§ EXERCISE DESCRIPTION
List all lines of the data that include the string "draw".

§ COLLECTED MATERIAL

=======

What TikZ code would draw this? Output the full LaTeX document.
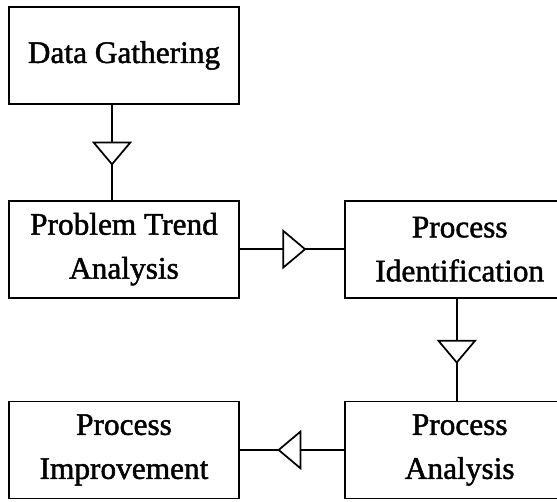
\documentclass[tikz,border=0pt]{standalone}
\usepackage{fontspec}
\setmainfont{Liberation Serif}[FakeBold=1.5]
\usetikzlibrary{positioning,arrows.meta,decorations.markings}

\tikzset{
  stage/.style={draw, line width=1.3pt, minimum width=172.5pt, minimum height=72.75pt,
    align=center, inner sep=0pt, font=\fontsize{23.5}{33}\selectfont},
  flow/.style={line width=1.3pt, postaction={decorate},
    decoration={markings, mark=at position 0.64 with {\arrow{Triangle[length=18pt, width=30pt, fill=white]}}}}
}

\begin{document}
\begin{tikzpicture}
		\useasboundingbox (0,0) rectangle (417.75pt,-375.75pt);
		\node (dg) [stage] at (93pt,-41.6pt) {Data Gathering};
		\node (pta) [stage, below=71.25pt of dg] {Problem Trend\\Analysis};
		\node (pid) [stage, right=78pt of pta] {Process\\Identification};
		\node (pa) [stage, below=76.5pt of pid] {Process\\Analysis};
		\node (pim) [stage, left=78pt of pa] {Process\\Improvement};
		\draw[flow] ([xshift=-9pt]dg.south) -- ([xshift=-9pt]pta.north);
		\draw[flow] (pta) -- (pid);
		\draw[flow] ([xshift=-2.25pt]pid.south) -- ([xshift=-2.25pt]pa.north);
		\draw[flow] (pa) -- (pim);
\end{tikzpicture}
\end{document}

=======

§ COMPLETE ANSWER
What TikZ code would draw this? Output the full LaTeX document.
  stage/.style={draw, line width=1.3pt, minimum width=172.5pt, minimum height=72.75pt,
		\draw[flow] ([xshift=-9pt]dg.south) -- ([xshift=-9pt]pta.north);
		\draw[flow] (pta) -- (pid);
		\draw[flow] ([xshift=-2.25pt]pid.south) -- ([xshift=-2.25pt]pa.north);
		\draw[flow] (pa) -- (pim);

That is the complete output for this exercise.